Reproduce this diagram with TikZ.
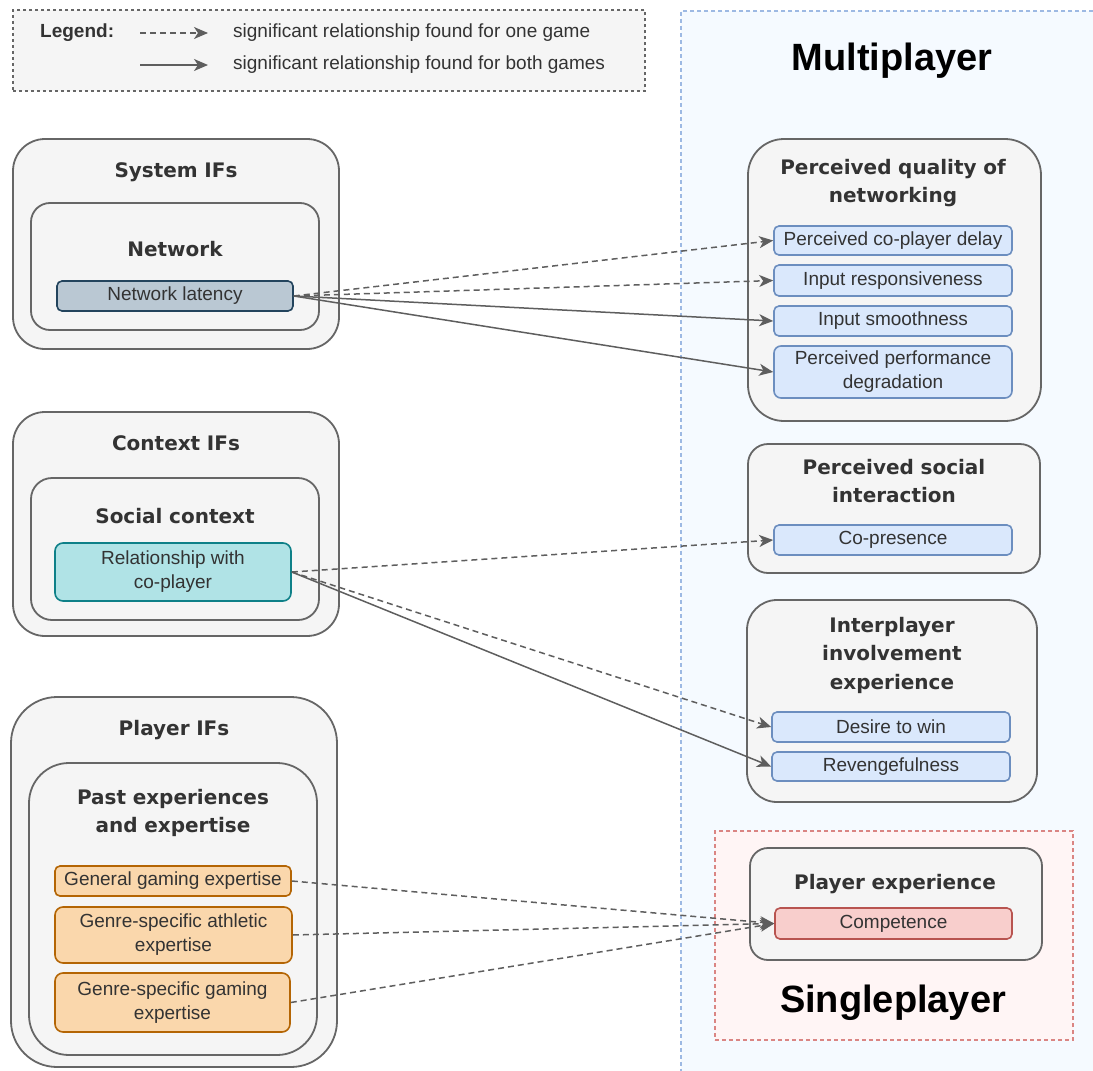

+ + + +

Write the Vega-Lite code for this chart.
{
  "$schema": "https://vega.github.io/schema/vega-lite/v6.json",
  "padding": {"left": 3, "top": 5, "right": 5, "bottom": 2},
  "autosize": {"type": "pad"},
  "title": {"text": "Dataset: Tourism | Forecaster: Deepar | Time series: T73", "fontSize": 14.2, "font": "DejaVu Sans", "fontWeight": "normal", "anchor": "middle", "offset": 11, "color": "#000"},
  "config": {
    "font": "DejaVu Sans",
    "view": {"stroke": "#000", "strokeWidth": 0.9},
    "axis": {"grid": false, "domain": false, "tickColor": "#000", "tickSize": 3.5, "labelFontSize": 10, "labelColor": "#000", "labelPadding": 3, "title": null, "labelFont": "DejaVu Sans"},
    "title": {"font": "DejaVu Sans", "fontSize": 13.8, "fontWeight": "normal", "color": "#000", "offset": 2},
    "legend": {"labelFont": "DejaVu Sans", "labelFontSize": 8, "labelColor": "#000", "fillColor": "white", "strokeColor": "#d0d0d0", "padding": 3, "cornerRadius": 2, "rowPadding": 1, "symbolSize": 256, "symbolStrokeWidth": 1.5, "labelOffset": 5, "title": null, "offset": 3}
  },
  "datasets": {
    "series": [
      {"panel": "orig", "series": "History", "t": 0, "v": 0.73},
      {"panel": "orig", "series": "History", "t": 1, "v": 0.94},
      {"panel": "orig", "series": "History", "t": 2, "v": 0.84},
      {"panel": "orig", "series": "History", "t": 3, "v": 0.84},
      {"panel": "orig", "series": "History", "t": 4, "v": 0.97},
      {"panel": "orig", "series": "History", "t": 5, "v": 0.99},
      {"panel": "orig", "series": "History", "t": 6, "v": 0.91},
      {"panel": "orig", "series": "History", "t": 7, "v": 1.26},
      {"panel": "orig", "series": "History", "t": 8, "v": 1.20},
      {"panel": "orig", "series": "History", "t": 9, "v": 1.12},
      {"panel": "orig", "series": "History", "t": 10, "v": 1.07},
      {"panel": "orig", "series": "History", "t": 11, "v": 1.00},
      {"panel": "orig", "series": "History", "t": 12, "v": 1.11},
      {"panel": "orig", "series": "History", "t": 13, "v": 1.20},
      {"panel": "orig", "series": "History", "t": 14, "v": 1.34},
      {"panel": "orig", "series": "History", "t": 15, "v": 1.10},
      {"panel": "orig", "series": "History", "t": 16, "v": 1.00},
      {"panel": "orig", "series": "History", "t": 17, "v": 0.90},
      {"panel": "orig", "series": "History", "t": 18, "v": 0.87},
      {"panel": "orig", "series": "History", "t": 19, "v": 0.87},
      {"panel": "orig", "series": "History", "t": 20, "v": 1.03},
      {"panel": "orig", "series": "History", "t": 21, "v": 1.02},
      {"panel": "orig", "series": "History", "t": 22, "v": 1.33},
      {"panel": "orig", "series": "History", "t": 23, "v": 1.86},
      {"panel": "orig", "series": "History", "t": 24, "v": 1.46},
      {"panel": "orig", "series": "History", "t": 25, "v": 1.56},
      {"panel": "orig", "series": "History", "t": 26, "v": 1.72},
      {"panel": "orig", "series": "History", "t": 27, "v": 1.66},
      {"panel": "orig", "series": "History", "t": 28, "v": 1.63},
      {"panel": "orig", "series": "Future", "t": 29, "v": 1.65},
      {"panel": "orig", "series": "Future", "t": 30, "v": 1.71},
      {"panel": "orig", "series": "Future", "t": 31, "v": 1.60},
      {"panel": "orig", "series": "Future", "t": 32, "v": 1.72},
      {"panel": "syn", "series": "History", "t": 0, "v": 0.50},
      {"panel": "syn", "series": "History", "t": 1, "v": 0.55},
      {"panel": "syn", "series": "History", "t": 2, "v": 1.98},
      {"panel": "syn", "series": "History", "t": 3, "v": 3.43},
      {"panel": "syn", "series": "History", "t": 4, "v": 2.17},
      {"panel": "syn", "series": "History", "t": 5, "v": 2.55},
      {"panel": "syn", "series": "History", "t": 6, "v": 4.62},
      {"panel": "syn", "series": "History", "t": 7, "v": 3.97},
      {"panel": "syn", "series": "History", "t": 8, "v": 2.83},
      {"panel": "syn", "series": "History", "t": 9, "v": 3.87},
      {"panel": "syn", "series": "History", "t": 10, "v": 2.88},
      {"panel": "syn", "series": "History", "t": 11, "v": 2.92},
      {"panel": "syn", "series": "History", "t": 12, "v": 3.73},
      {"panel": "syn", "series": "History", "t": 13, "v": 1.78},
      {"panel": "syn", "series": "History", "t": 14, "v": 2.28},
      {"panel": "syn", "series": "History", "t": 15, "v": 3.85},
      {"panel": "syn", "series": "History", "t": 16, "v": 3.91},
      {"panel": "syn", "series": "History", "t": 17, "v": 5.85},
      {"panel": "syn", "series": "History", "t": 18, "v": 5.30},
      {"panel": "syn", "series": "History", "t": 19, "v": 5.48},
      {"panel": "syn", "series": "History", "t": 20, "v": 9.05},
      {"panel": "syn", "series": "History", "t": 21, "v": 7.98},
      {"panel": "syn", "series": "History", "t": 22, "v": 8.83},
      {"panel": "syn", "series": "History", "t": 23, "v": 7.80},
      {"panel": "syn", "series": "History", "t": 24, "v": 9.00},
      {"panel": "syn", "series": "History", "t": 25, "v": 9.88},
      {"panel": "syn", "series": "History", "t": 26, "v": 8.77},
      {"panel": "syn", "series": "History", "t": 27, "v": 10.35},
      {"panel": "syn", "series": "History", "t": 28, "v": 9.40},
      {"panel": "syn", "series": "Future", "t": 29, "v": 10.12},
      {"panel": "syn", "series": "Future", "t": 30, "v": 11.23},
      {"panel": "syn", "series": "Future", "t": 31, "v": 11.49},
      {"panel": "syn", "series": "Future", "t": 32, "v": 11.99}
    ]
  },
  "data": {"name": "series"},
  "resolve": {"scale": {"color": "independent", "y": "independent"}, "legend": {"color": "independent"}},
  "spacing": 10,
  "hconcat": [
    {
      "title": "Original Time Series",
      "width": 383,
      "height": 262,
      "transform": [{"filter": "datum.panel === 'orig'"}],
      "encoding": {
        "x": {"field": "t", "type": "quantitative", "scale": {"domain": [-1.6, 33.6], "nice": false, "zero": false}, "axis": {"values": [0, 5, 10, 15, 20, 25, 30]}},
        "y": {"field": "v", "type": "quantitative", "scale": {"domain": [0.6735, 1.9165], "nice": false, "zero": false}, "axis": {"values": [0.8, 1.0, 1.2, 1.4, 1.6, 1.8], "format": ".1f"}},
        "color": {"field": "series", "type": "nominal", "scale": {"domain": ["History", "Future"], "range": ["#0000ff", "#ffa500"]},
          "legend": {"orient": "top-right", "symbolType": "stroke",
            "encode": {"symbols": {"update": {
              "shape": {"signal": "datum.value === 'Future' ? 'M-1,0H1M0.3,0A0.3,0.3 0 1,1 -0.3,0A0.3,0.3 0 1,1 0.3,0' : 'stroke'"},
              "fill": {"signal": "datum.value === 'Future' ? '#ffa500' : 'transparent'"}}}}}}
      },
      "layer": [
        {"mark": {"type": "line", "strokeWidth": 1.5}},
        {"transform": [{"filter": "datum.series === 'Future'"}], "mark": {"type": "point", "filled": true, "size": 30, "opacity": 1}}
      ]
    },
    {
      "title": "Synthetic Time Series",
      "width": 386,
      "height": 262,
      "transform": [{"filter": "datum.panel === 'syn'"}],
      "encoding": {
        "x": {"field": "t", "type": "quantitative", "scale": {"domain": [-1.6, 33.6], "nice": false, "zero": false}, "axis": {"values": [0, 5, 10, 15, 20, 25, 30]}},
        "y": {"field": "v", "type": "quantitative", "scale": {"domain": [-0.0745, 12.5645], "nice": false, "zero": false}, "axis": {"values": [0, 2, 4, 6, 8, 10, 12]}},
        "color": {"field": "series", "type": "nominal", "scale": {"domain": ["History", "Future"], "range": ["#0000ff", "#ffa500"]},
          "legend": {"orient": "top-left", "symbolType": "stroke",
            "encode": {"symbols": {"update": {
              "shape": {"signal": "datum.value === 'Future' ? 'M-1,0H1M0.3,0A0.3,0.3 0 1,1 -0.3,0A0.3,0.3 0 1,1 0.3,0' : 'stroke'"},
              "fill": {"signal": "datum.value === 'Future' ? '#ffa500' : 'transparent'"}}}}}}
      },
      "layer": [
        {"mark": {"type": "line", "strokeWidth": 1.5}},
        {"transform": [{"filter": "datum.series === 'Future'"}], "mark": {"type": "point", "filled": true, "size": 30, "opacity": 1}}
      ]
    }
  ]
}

+ + + +

# Exercise prompt
Find the word "this" in the records and pull out each line that has it.

# Correct output
Reproduce this diagram with TikZ.
Write the Vega-Lite code for this chart.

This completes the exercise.